MVHD
por Pedro França
Publicado no catálogo da exposição individual na Galeria Nara Roesler, São Paulo SP, 2010.
“As pinturas são realizadas no chão… O processo se inicia com a preparação de uma mistura cuidadosa de várias cores…única e muito fluida e que tem, inicialmente, uma só cor complexa… Ataco a tela, em seguida, com um pincel que mal a toca… passo a acompanhar a secagem da tinta, interferindo em determinados momentos, … apenas pulverizando água à distância, com o objetivo de criar gradientes de concentração que vão ser responsáveis pelo deslocamento dos pigmentos… os pigmentos mais leves são mais facilmente arrastados pela força de difusão e vão sendo separados dos mais pesados.”
Com gosto pela paródia, digamos que Manoel manipula a pintura e recusa habitá-la. Afinal, não são esses gestos que mal tocam a superfície da tela ações tangenciais, que se contentam em apontar vagamente o caminho da tinta? Nada do mergulho trágico daquele que pintava de “dentro” e, segundo Kaprow, “quase nunca saía da tela”. Manoel parece tomar posição um passo atrás, como um catalizador, deflagrador dos eventos na superfície da pintura. Controle remoto: dessa gávea (Pollock não tinha escada no ateliê) manipula com astúcia um processo abstrato, termo equívoco consagrado pela arte como não-figuração e pela ciência como antecipação. Estipula rigorosamente os limites do acaso. Com a experiência do comportamento dos materiais adquirida ao longo dos anos, aumenta a probabilidade de acerto (PF: acerto? qual o critério?). Com a introdução de novos problemas, e o abandono de respotas conhecidas, eleva o risco de fracasso (MV: quero a presença do movimento, e que o olho passeie sem paragens pelo espaço da pintura... não sei.).
High definition: O gesto articula sua própria negação: ( trabalho com um grau baixo de autoria). A tinta se espalha, as cores se destacam e o espaço se produz por difusão. Nada de pincel, nada de pixel à vista: espaço fluido, apenas, sem unidade material constituinte, imagem de um campo de imersão sem limites.

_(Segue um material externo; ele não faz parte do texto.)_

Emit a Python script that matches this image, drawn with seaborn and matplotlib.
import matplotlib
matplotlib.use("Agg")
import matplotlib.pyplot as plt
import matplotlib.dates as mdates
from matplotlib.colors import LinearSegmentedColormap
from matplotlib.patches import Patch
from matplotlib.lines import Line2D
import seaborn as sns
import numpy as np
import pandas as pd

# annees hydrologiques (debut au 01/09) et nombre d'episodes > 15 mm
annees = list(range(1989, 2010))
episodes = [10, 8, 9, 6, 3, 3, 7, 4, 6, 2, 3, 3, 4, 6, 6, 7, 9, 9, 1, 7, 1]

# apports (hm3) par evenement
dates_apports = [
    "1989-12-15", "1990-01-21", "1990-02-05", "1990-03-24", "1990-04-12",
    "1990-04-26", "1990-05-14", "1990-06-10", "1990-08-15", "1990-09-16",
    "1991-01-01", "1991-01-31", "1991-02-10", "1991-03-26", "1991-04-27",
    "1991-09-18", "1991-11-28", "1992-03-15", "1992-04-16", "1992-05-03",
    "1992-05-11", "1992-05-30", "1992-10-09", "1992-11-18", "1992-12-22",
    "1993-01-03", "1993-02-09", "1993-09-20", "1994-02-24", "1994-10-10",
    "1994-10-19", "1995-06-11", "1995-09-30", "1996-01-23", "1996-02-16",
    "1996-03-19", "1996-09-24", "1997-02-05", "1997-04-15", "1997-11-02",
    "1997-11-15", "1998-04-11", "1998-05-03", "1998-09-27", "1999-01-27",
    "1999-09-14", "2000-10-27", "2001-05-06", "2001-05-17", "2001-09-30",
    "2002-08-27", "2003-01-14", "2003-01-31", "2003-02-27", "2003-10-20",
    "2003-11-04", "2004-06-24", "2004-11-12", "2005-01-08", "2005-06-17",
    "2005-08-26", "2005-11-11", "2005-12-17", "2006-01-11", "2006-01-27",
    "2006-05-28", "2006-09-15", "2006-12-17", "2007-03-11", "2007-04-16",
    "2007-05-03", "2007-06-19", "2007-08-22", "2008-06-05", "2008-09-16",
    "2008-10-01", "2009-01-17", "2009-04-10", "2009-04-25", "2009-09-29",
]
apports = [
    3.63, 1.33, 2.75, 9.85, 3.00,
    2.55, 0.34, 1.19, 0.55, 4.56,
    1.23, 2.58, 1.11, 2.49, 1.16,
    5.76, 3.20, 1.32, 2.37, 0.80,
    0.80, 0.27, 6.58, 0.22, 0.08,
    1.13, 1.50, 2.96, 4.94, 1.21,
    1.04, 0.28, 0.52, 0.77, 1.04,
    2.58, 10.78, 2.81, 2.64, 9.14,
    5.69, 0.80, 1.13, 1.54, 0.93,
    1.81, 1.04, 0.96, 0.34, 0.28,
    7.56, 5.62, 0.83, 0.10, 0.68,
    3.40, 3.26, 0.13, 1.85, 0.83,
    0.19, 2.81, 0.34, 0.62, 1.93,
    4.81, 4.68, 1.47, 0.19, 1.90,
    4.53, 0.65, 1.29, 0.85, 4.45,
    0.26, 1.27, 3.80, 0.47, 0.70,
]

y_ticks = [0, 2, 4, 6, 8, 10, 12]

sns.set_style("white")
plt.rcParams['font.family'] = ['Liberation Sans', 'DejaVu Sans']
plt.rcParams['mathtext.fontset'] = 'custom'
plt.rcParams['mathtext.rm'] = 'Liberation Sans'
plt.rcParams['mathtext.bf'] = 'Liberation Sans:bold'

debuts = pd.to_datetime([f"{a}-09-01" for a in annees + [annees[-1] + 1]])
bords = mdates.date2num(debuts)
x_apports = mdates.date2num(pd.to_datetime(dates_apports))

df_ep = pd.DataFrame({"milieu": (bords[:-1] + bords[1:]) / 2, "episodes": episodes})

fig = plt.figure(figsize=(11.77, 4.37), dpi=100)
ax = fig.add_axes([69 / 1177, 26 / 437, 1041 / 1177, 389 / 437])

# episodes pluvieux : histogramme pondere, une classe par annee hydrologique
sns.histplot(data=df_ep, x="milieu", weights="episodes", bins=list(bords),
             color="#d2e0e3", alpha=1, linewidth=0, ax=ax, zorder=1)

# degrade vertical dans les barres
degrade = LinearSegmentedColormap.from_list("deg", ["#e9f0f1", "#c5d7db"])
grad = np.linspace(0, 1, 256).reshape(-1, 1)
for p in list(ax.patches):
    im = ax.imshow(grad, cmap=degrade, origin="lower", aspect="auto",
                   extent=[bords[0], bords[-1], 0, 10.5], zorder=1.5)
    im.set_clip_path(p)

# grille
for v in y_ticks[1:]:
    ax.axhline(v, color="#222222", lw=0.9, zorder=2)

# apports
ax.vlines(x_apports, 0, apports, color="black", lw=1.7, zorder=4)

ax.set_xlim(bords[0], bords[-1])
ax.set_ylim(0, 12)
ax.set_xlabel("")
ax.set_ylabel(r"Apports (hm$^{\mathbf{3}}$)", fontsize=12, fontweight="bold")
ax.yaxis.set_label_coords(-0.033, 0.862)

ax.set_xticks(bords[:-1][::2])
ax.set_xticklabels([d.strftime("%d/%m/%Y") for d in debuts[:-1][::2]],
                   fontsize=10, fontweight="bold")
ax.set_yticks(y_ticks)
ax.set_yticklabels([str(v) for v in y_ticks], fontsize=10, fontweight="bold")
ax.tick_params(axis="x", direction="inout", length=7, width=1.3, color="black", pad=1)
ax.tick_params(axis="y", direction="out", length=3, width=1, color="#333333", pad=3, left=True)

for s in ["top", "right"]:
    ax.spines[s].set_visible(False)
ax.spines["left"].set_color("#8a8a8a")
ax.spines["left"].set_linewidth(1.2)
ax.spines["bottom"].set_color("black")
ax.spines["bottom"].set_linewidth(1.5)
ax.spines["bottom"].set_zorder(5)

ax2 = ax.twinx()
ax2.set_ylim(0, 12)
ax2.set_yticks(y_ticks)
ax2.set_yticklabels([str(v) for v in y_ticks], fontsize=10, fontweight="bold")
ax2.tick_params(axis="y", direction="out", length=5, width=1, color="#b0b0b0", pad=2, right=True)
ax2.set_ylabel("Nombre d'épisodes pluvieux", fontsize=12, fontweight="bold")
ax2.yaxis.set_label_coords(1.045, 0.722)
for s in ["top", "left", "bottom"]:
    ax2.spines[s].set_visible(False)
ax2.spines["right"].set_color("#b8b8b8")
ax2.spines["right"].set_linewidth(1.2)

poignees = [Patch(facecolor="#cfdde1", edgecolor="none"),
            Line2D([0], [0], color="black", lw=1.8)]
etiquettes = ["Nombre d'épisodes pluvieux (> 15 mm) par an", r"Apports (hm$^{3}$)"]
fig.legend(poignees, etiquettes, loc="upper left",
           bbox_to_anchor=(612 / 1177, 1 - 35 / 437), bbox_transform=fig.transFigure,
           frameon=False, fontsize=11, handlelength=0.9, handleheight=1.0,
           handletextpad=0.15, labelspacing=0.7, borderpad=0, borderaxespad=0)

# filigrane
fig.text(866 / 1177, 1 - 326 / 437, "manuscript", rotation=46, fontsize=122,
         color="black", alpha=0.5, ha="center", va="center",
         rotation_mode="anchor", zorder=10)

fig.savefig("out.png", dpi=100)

A fim de evitar os nós que prendessem o olhar na superfície, Manoel vinha, em pinturas anteriores, explorando as possibilidades de ocilação espacial do fundo. Por contraste, puxava-o para frente ou empurrava-o para trás das áreas coloridas. Suavizava ao máximo as passagens da cor ao branco, incorporando-o ao continuum cromático das áreas onde a tinta é depositada. Ao mesmo tempo, evitava que as bordas afirmassem exageradamente a presença física e bidimensional da superfície ao tocar seus limites. Nsses jogos óticos a materialidade da fatura, a opacidade do plano e a objetualidade do quadro tendem a ser abafados, ou reduzidos, privilegiando-se a concepção de um espaço luminoso, contínuo e profundo. Agora o trabalho volta a afirmar a existência desses três elementos, mas na tentativa de anulá-los por sua própria presença (lógica da vacina: inocular-se do veneno para combatê-lo): o fundo agora pode dobrar-se sobre a pintura (lógica da fagocitose, ou da pelinha transparente levantada na ponta do dedo) : as novas veladuras em branco não são feitas propriamente de tinta, mas da mesma matéria utilizada da preparação de tela. As bordas do quadro são provocadas por seu eco nos limites rígidos que ameaçam contornar formas (mas a cor fluida acaba sempre escapando e fundindo-se com o espaço em volta: lógica do ovo frito). E a pincelada retorna nos acabamentos, camuflada na tinta dispersa sobre a tela de modo a garantir fluidez geral do espaço (lógica da ilusão, do artifício, da imagem além do processo).
Não se trace para o projeto de Manoel uma genealogia apressada (MV, você conhece ML?). É impossível lidar com a visualidade vertiginosa destes trabalhos segundo antigos critérios modernistas. Solicita-se outro repertório, familiar, mas estranho à prática da pintura: vejamo-os como pintura de imagem, pintura-cinema-3d; pertencem à época da síntese visual dos telescópios, da coloração de reagentes induzidos por corantes, da super câmera lenta nos replays de futebol, dos gráficos animados de previsão do tempo, da espetacularização das imagens de síntese, da telepresença, dos protetores de tela dos computadores, da interpretação cromática da guerra e da modelagem impecável das novas atrizes digitais. Outras abstrações, enfim.